Inflammation, infection, and aging can take a toll on human cells by breaching the scaffold of proteins called lamins that support and protect the nucleus from structural collapse.
Researchers at Vanderbilt University recently reported that SARM, one of the “family of five” innate immunity adaptors that includes MyD88, stabilizes lamins to protect human cells from inflammation-driven programmed cell death called apoptosis. The investigators found that SARM moves to the nucleus and forms a lattice that is similar to the nuclear lamina scaffold.
The report, published last month in PLOS ONE, was authored by Chad Sethman, Ph.D., a former postdoctoral fellow at Vanderbilt who now is assistant professor of Biology at Waynesburg University in Waynesburg, Penn., and Jacek Hawiger, M.D., Ph.D., Distinguished Professor of Medicine and Louise B. McGavock Chair in Medicine.

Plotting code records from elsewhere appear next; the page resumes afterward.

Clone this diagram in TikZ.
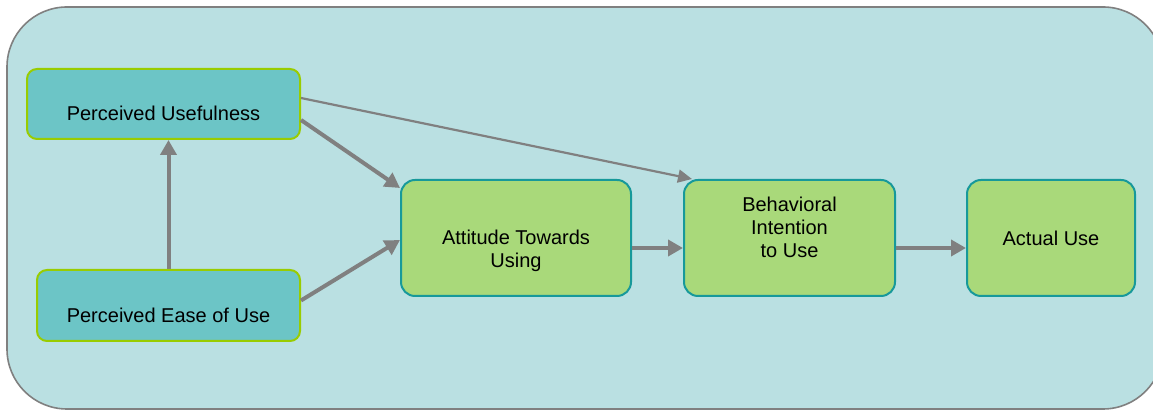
\documentclass[tikz,border=0pt]{standalone}
\usepackage{fontspec}
\setmainfont{Liberation Sans}
\usetikzlibrary{arrows.meta}
\definecolor{panelfill}{HTML}{BAE0E2}
\definecolor{tealfill}{HTML}{6CC5C6}
\definecolor{limeline}{HTML}{99CC00}
\definecolor{greenfill}{HTML}{A9D97A}
\definecolor{tealline}{HTML}{17999A}
\definecolor{arrowgray}{HTML}{808080}
\tikzset{
    factorbox/.style={draw=limeline, fill=tealfill, line width=1pt, rounded corners=5pt},
    stagebox/.style={draw=tealline, fill=greenfill, line width=1pt, rounded corners=7pt},
    boxtext/.style={align=center, font=\fontsize{10}{11.5}\selectfont},
    link/.style={draw=arrowgray, line width=2pt, -{Triangle[length=7.5pt,width=8pt]}},
    thinlink/.style={draw=arrowgray, line width=1.1pt, -{Triangle[length=7pt,width=6.5pt]}}
}
\begin{document}
\begin{tikzpicture}[x=0.5pt,y=-0.5pt]
    \useasboundingbox (0,0) rectangle (1153,410);
    % panel behind the model
    \draw[draw=arrowgray, fill=panelfill, line width=0.8pt, rounded corners=30pt] (7,7) rectangle (1163,409);

    % boxes
    \node[factorbox, minimum width=136.5pt, minimum height=35pt,
        label={[boxtext, yshift=-4.5pt]center:Perceived Usefulness}] (pu) at (163.5,104) {};
    \node[factorbox, minimum width=131.5pt, minimum height=35.5pt,
        label={[boxtext, yshift=-4.75pt]center:Perceived Ease of Use}] (peou) at (168.5,305.5) {};
    \node[stagebox, minimum width=115pt, minimum height=58pt,
        label={[boxtext, yshift=-6.5pt]center:Attitude Towards\\Using}] (atu) at (516,238) {};
    \node[stagebox, minimum width=105.5pt, minimum height=58pt,
        label={[boxtext, yshift=5.5pt]center:Behavioral\\Intention\\to Use}] (bi) at (789.5,238) {};
    \node[stagebox, minimum width=84pt, minimum height=58pt,
        label={[boxtext]center:Actual Use}] (au) at (1051,238) {};

    % arrows
    \draw[link] (peou.north) -- (peou.north |- pu.south);
    \draw[link] ([yshift=-8pt]pu.east) -- ([yshift=25pt]atu.west);
    \draw[link] ([yshift=2.5pt]peou.east) -- ([yshift=-1pt]atu.west);
    \draw[thinlink] ([yshift=3pt]pu.east) -- ([xshift=4.5pt]bi.north west);
    \draw[link] ([yshift=-5pt]atu.east) -- ([yshift=-5pt]bi.west);
    \draw[link] ([yshift=-5pt]bi.east) -- ([yshift=-5pt]au.west);
\end{tikzpicture}
\end{document}
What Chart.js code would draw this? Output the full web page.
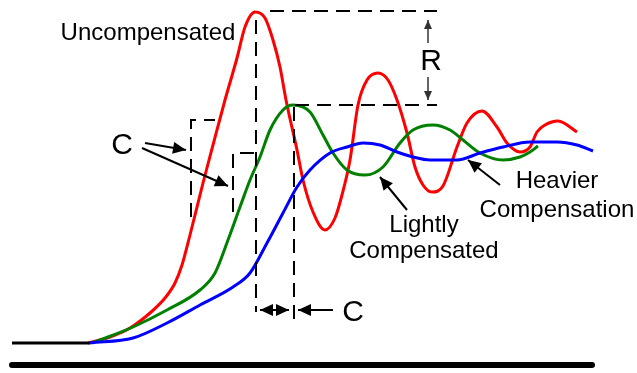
<!DOCTYPE html>
<html>
<head>
<meta charset="utf-8">
<script src="https://cdn.jsdelivr.net/npm/chart.js@4"></script>
<style>
    body { margin: 0; background: #fff; }
    .chart-box { width: 637px; height: 373px; position: relative; }
</style>
</head>
<body>
<div class="chart-box"><canvas id="chart"></canvas></div>
<script>
// curves (picture units, y grows downward)
const redX = [88, 110, 130, 150, 165, 175, 182, 190, 203, 213, 225, 237, 245, 255, 265, 273, 280, 286, 297, 303, 313, 325, 335, 342, 350, 358, 367, 378, 388, 397, 407, 415, 423, 432, 443, 457, 467, 482, 497, 507, 520, 530, 537, 545, 558, 577];
const redY = [343, 337, 328, 313, 298, 283, 265, 235, 183, 145, 100, 58, 27, 12, 18, 40, 67, 100, 150, 180, 212, 230, 218, 195, 160, 105, 80, 73, 80, 100, 133, 167, 185, 192, 186, 147, 123, 111, 127, 143, 152, 147, 132, 125, 121, 132];

const greenX = [92, 100, 133, 167, 200, 215, 228, 240, 250, 260, 270, 283, 293, 310, 323, 333, 347, 365, 383, 400, 413, 433, 450, 463, 480, 503, 520, 530, 538];
const greenY = [343, 340, 327, 310, 290, 273, 240, 207, 180, 157, 130, 110, 105, 112, 135, 153, 170, 175, 167, 143, 130, 125, 130, 140, 153, 160, 157, 152, 146];

const blueX = [90, 133, 167, 200, 233, 250, 267, 283, 297, 310, 330, 347, 363, 380, 397, 413, 430, 457, 480, 503, 530, 557, 577, 593];
const blueY = [343, 338, 323, 305, 287, 273, 243, 213, 187, 170, 153, 147, 143, 145, 152, 157, 160, 160, 153, 147, 142, 142, 145, 151];

// flat input line and the ground line
const inputX = [12, 90];
const inputY = [343, 343];
const groundX = [12, 592];
const groundY = [365, 365];

// dashed guides
const guideX = [[270, 437], [256, 256], [295, 437], [294, 294], [191, 191, 215], [233, 233, 257]];
const guideY = [[11, 11], [20, 312], [105, 105], [107, 322], [217, 120, 120], [212, 153, 153]];

// arrows
const arrowX = [[145, 186], [142, 228], [260, 289], [333, 298], [407, 380], [500, 468]];
const arrowY = [[143, 150], [148, 186], [310, 310], [310, 310], [210, 177], [185, 160]];
const arrowEnds = ["end", "end", "both", "end", "end", "end"];
const smallArrowX = [[428, 428], [428, 428]];
const smallArrowY = [[43, 20], [77, 100]];

// text
const labelText = ["Uncompensated", "C", "R", "C", "Lightly", "Compensated", "Heavier", "Compensation"];
const labelX = [148, 122, 431, 353, 424, 424, 557, 557];
const labelY = [40, 154, 70, 321, 232, 258, 188, 217];
const labelSize = [24, 30, 30, 30, 24, 24, 24, 24];

function pts(xs, ys) {
    return xs.map((x, i) => ({ x: x, y: ys[i] }));
}

let datasets = [];

datasets.push({ data: pts(inputX, inputY), borderColor: "#000", borderWidth: 3 });
datasets.push({ data: pts(groundX, groundY), borderColor: "#000", borderWidth: 6, borderCapStyle: "round" });

for (let i = 0; i < guideX.length; i++) {
    datasets.push({ data: pts(guideX[i], guideY[i]), borderColor: "#000", borderWidth: 2, borderDash: [14, 8] });
}

for (let i = 0; i < arrowX.length; i++) {
    datasets.push({ data: pts(arrowX[i], arrowY[i]), borderColor: "#000", borderWidth: 2, arrow: arrowEnds[i], headLen: 13, headWide: 6 });
}
for (let i = 0; i < smallArrowX.length; i++) {
    datasets.push({ data: pts(smallArrowX[i], smallArrowY[i]), borderColor: "#333", borderWidth: 1.5, arrow: "end", headLen: 9, headWide: 4 });
}

datasets.push({ data: pts(blueX, blueY), borderColor: "#0000ff", borderWidth: 3, cubicInterpolationMode: "monotone" });
datasets.push({ data: pts(greenX, greenY), borderColor: "#008000", borderWidth: 3, cubicInterpolationMode: "monotone" });
datasets.push({ data: pts(redX, redY), borderColor: "#ff0000", borderWidth: 3, cubicInterpolationMode: "monotone" });

// draw the heads at the ends of the arrow lines
const arrowHeads = {
    id: "arrowHeads",
    afterDatasetsDraw(chart) {
        const ctx = chart.ctx;
        chart.data.datasets.forEach((ds, i) => {
            if (!ds.arrow) return;
            const p = chart.getDatasetMeta(i).data;
            const head = (a, b) => {
                const ang = Math.atan2(b.y - a.y, b.x - a.x);
                ctx.save();
                ctx.translate(b.x, b.y);
                ctx.rotate(ang);
                ctx.beginPath();
                ctx.moveTo(0, 0);
                ctx.lineTo(-ds.headLen, -ds.headWide);
                ctx.lineTo(-ds.headLen, ds.headWide);
                ctx.closePath();
                ctx.fillStyle = ds.borderColor;
                ctx.fill();
                ctx.restore();
            };
            head(p[p.length - 2], p[p.length - 1]);
            if (ds.arrow === "both") head(p[1], p[0]);
        });
    }
};

const labels = {
    id: "labels",
    afterDatasetsDraw(chart) {
        const ctx = chart.ctx;
        const sx = chart.scales.x, sy = chart.scales.y;
        ctx.save();
        ctx.fillStyle = "#000";
        ctx.textAlign = "center";
        ctx.textBaseline = "alphabetic";
        labelText.forEach((t, i) => {
            ctx.font = labelSize[i] + "px 'Liberation Sans', Arial, sans-serif";
            ctx.fillText(t, sx.getPixelForValue(labelX[i]), sy.getPixelForValue(labelY[i]));
        });
        ctx.restore();
    }
};

new Chart(document.getElementById("chart"), {
    type: "line",
    data: { datasets: datasets },
    options: {
        responsive: true,
        maintainAspectRatio: false,
        animation: false,
        layout: { padding: 0 },
        elements: { point: { radius: 0 }, line: { tension: 0, fill: false } },
        scales: {
            x: { type: "linear", min: 0, max: 637, display: false },
            y: { type: "linear", min: 0, max: 373, reverse: true, display: false }
        },
        plugins: {
            legend: { display: false },
            tooltip: { enabled: false }
        }
    },
    plugins: [arrowHeads, labels]
});
</script>
</body>
</html>
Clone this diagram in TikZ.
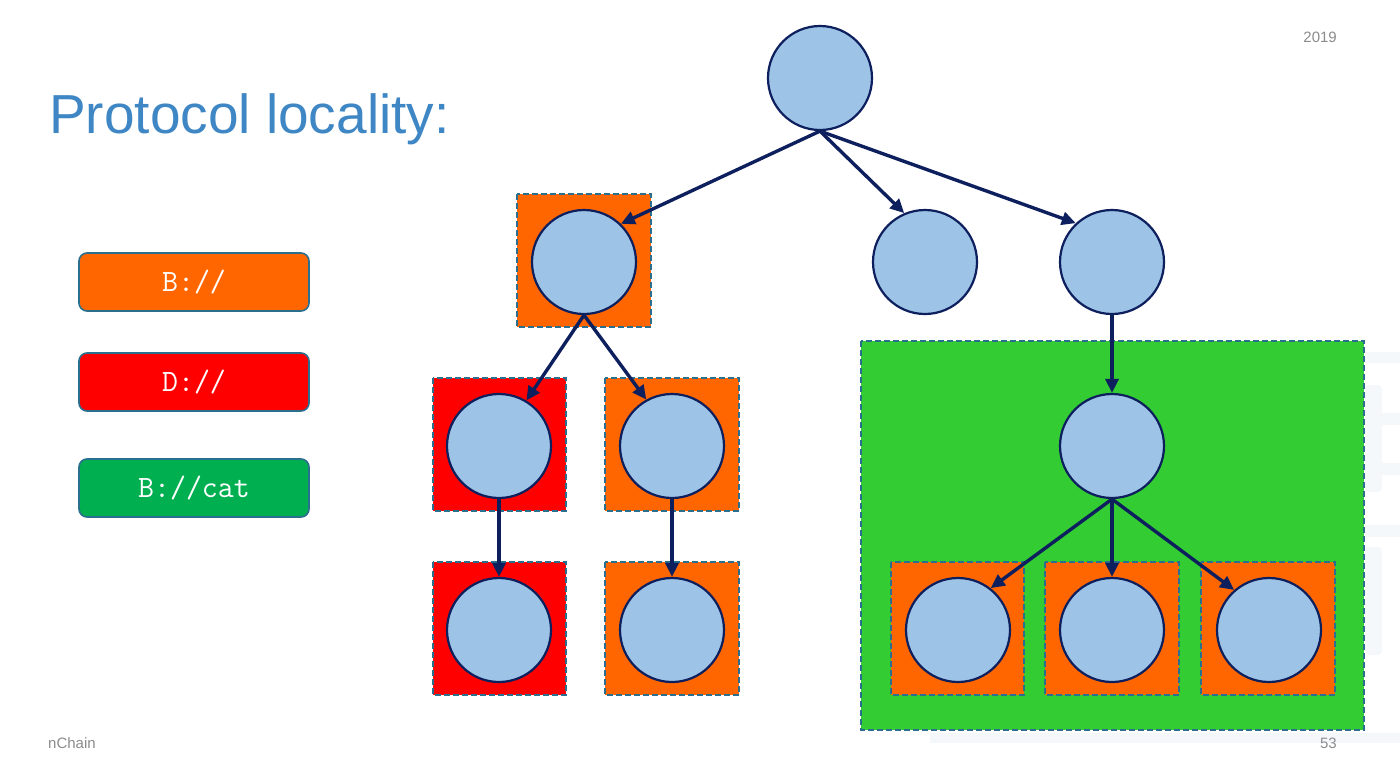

Mutations and other damage that destabilize nuclear lamins underlie a number of intractable human diseases including forms of muscular dystrophy, cardiomyopathy (deterioration of the heart muscle), and progeria (a rare disorder that resembles accelerated aging).
This discovery “suggests a potential role for SARM in counteracting age-related defects of nuclear lamins,” Sethman and Hawiger concluded.
The research was supported by National Institutes of Health grants HL085833, AA015752, AI049824, and a Ruth L. Kirschstein National Research Service Award for Individual Postdoctoral Fellows (HL084214).